Performance Measures Model #2
While Multiple Linear Regression and Clustering Analysis generate different error metrics inherently, I will analyze the clustering analysis using a similar methodology to RSq in terms of measuring the “fit” of the model. For this reason, the primary error metric I would use to judge my clustering analysis would be the normalized average distance from the center of each cluster. On average, the normalized distance from each cluster was lower than most of the examples we observed in class. For this reason, I feel confident that both my models pass the criteria of performance measures. For reference, Figure H below contains the average distance of each normalized coordinate.

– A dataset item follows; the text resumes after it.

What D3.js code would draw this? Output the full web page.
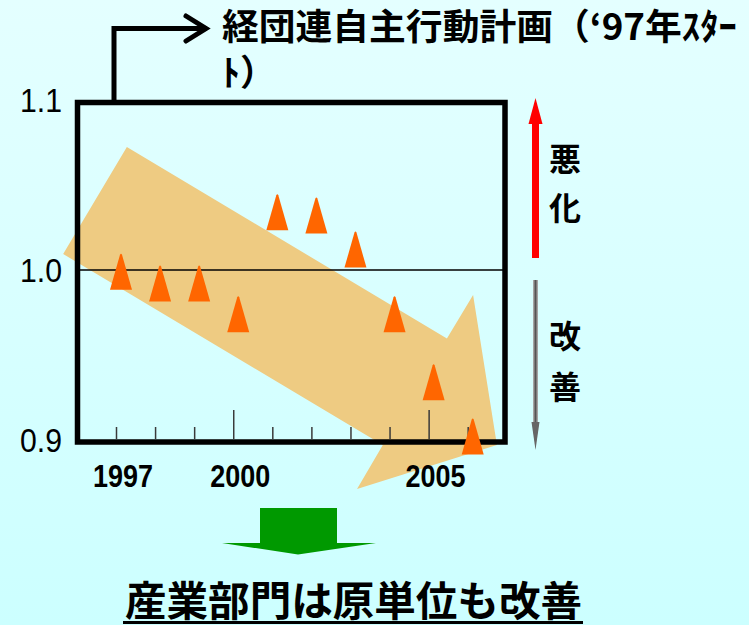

Overall, my project turned out in a way that I was satisfied with. While the pre-processing and post-processing wasn’t too painstaking with such a clean data set, I was able to draw concrete conclusions from the data that I gathered and the tests that I ran. I believe that my ability to draw specific recommendations (i.e. trade for Colby Rasmus, trade away Didi Gregorius) is a differentiating factor with my project and also a testament to the amount of work that I put into the project and the understanding that I have for the subject matter. I believe that my models are both viable based on conventional error metrics, and that both of the models could provide insights that are helpful to MLB front offices. Specifically, my clustering model would be fantastic for identifying more trade targets for a team trying to add power, as it would allow them to add players who hit “Long-Bomb” HR’s while avoiding players that have their HR totals inflated artificially by hitting balls softly that end up in the seats.